What do sex and taxes have in common? Both depend on the definition of the word.
Blackstone co-founder and billionaire Stephen Schwarzman chose taxable income to calculate his tax percentage. Schwarzman arrived at a 53% tax rate, 36% federal and 17% state. However, that only applies to his $350,000 salary, a micro-fraction of his private equity underwriting (PEU) haul.
Consider information from Blackstone's 10-K, page 162.
The Partnership’s effective income tax rate was (16.20)%, (4.33)% and 0.25% for the years ended December 31, 2010, 2009 and 2008, respectively.
Blackstone's -6.76% tax rate beats The Carlyle Group's 1% tax rate in their recently filed S-1.
While searching for Mr. Schwarzman's Blackstone compensation, I ran across:
The Blackstone Group L.P. is managed and operated by its general partner, Blackstone Group Management L.L.C., which is in turn wholly-owned by Blackstone's senior managing directors and controlled by Mr. Stephen A. Schwarzman, one of its founders.
Schwarzman holds roughly 190 million shares of Blackstone, worth $2.3 billion at today's closing price.
President Obama wants to go after PEU profits, although many PEU vehicles are parked offshore. Blackstone's 10-K had this to say:
The Obama administration has indicated that it supports the adoption of the May 28, 2010 legislation or legislation that similarly changes the treatment of carried interest for U.S. federal income tax purposes. In its published revenue proposal for 2012, the Obama administration proposed that the current law regarding the treatment of carried interest be changed to subject such income to ordinary income tax (which would be taxed at a higher rate than the proposed blended rate under the House legislation). The Obama administration proposed similar changes in its published revenue proposals for 2010 and 2011.
Over the past several years, a number of similar legislative proposals have been introduced and, in certain cases, have been passed by the U.S. House of Representatives. In 2007, legislation was introduced in the U.S. Congress that would have taxed as corporations publicly traded partnerships that directly or indirectly derived income from investment advisor or asset management services. In 2008, the U.S. House of Representatives passed a bill that would have generally (a) treated carried interest as non-qualifying income under the tax rules applicable to publicly traded partnerships, which could have precluded us from qualifying as a partnership for U.S. federal income tax purposes, and (b) taxed carried interest as ordinary income for U.S. federal income taxes, rather than in accordance with the character of income derived by the underlying fund. In December 2009, the U.S. House of Representatives passed substantially similar legislation. Such legislation would have taxed carried interest as ordinary income starting in the year of enactment. The legislation passed by the House in December 2009 and certain other versions of the proposed legislation contained a transition rule that may have delayed the applicability of certain aspects of the legislation for a partnership that is a publicly traded partnership on the date of enactment of the legislation.
That explains the PEU IPO rush. They needn't worry, as a Republican controlled House won't pass a bill changing PEU's preferred tax status.

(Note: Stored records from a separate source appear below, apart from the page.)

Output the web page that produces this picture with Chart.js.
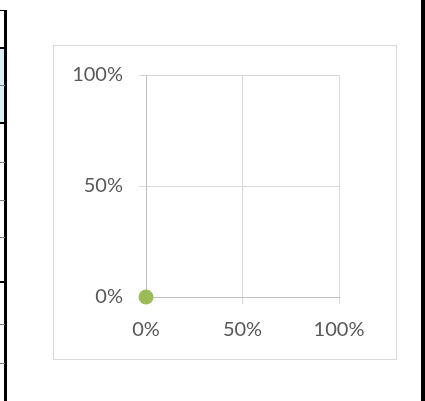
<!DOCTYPE html>
<html>
<head>
<meta charset="utf-8">
<script src="https://cdn.jsdelivr.net/npm/chart.js@4.4.1/dist/chart.umd.min.js"></script>
<style>
  html, body { margin: 0; padding: 0; background: #fff; }
  #wrap { position: relative; width: 425px; height: 401px; overflow: hidden; }
  .ln { position: absolute; background: #000; }
  .thin { position: absolute; background: #7f7f7f; }
  #box { position: absolute; left: 53px; top: 45px; width: 342px; height: 313px; border: 1px solid #d9d9d9; }
  #chart { position: absolute; left: 0; top: 0; }
</style>
</head>
<body>
<div id="wrap">
  <!-- sheet cells at the left and right edges -->
  <div style="position:absolute;left:0;top:48px;width:4px;height:75px;background:#dbeef3"></div>
  <div class="ln" style="left:4px;top:10px;width:3px;height:391px"></div>
  <div class="ln" style="left:0;top:10px;width:6px;height:1px"></div>
  <div class="ln" style="left:0;top:47px;width:6px;height:2px"></div>
  <div class="thin" style="left:0;top:85px;width:5px;height:1px"></div>
  <div class="ln" style="left:0;top:122px;width:6px;height:2px"></div>
  <div class="thin" style="left:0;top:162px;width:5px;height:1px"></div>
  <div class="thin" style="left:0;top:200px;width:5px;height:1px"></div>
  <div class="thin" style="left:0;top:237px;width:5px;height:1px"></div>
  <div class="ln" style="left:0;top:281px;width:6px;height:2px"></div>
  <div class="thin" style="left:0;top:324px;width:5px;height:1px"></div>
  <div class="thin" style="left:0;top:363px;width:5px;height:1px"></div>
  <div class="ln" style="left:421px;top:0;width:4px;height:401px"></div>

  <div id="box"></div>
  <canvas id="chart" width="425" height="401"></canvas>
</div>
<script>
// percent values, stored as fractions
const xValues = [0];
const yValues = [0];
const tickMin = 0;
const tickMax = 1;
const tickStep = 0.5;

const points = xValues.map((x, i) => ({ x: x, y: yValues[i] }));

const gridColor = '#d9d9d9';
const axisColor = '#bfbfbf';
const labelFont = { family: 'Lato, "Open Sans", sans-serif', size: 20 };

function pct(v) {
  return Math.round(v * 100) + '%';
}

const ctx = document.getElementById('chart').getContext('2d');
new Chart(ctx, {
  type: 'scatter',
  data: {
    datasets: [{
      data: points,
      backgroundColor: '#9bbb59',
      borderColor: '#9bbb59',
      borderWidth: 0,
      pointRadius: 7.5,
      pointHoverRadius: 7.5,
      clip: false,
    }],
  },
  options: {
    responsive: false,
    animation: false,
    layout: {
      padding: { top: 75, right: 86, bottom: 0, left: 0 },
    },
    plugins: {
      legend: { display: false },
      tooltip: { enabled: false },
    },
    scales: {
      x: {
        type: 'linear',
        min: tickMin,
        max: tickMax,
        afterFit: (scale) => { scale.height = 104; },
        ticks: {
          stepSize: tickStep,
          callback: pct,
          color: '#595959',
          font: labelFont,
          padding: 14,
          maxRotation: 0,
        },
        grid: { color: gridColor, tickLength: 7, lineWidth: 1 },
        border: { color: axisColor, width: 1 },
      },
      y: {
        type: 'linear',
        min: tickMin,
        max: tickMax,
        afterFit: (scale) => { scale.width = 146; },
        ticks: {
          stepSize: tickStep,
          callback: pct,
          color: '#595959',
          font: labelFont,
          padding: 16,
        },
        grid: { color: gridColor, tickLength: 7, lineWidth: 1 },
        border: { color: axisColor, width: 1 },
      },
    },
  },
});
</script>
</body>
</html>
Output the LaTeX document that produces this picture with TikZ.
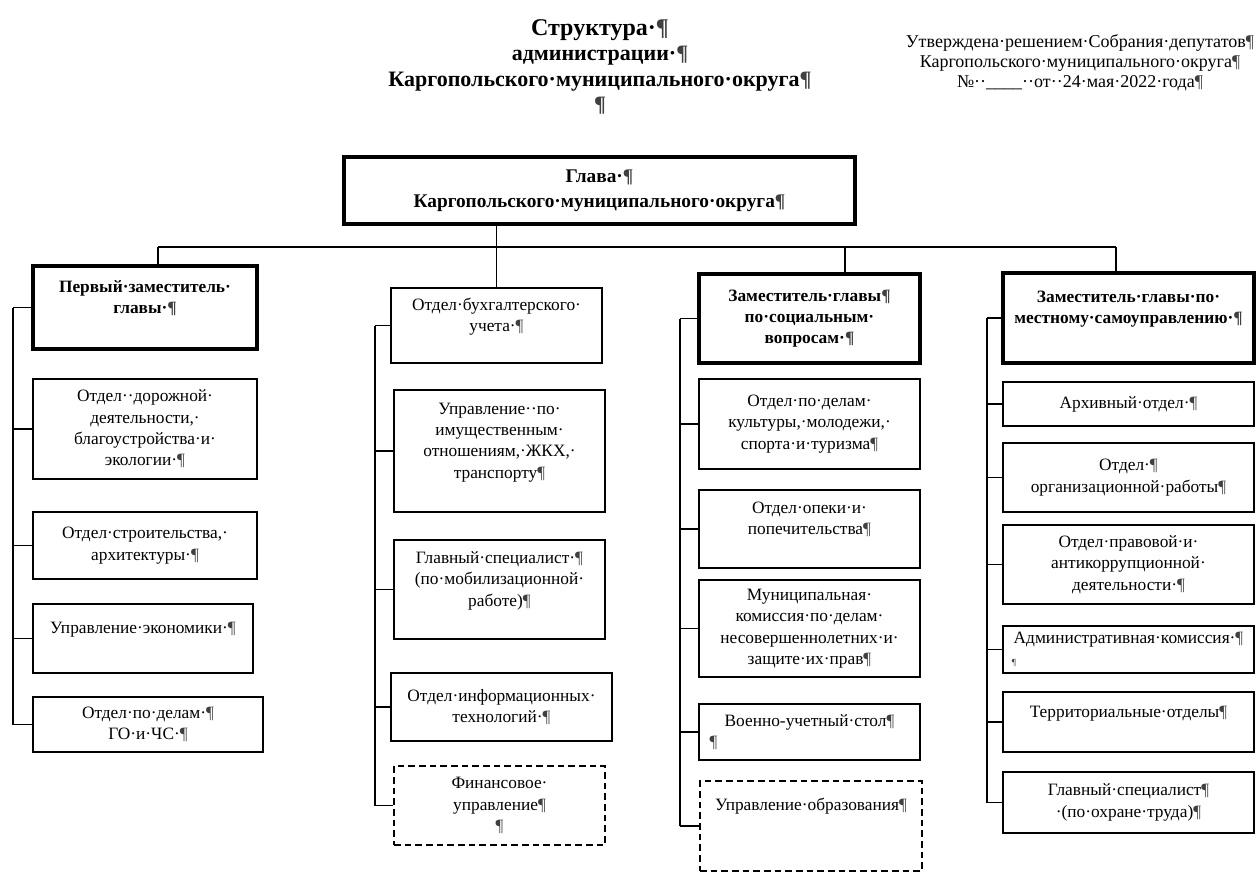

The PEU lobbying group sounded confident that carried interest would hold the line:
“Proposals to raise taxes on carried interest have consistently been rejected for over four years because raising taxes on investments would only sideline employers and investors and create further uncertainty in an already struggling economy,” said Steve Judge, interim president and CEO of Private Equity Capital Knowledge Executed Responsibly (PECKER).It's a bipartisan world, where Reds and Blues love PEU's. PECKERS donate large amounts of campaign cash. Greedy PEU's, with their leveraged political connections, stand ready to solve America's problems. It's like asking the Tuberculosis virus to cure lung cancer.
Update 9-18-11: TheDay.com quoted Yale's Jacob Hacker : "The amount of lobbying that takes place on tax policy from the deep-pocketed interests that have the most at stake is enormous. There's very little representation on the other side. Don't forget, that members of Congress themselves, particularly senators, are well off and they're more likely to be sympathetic to the argument for low capital gains."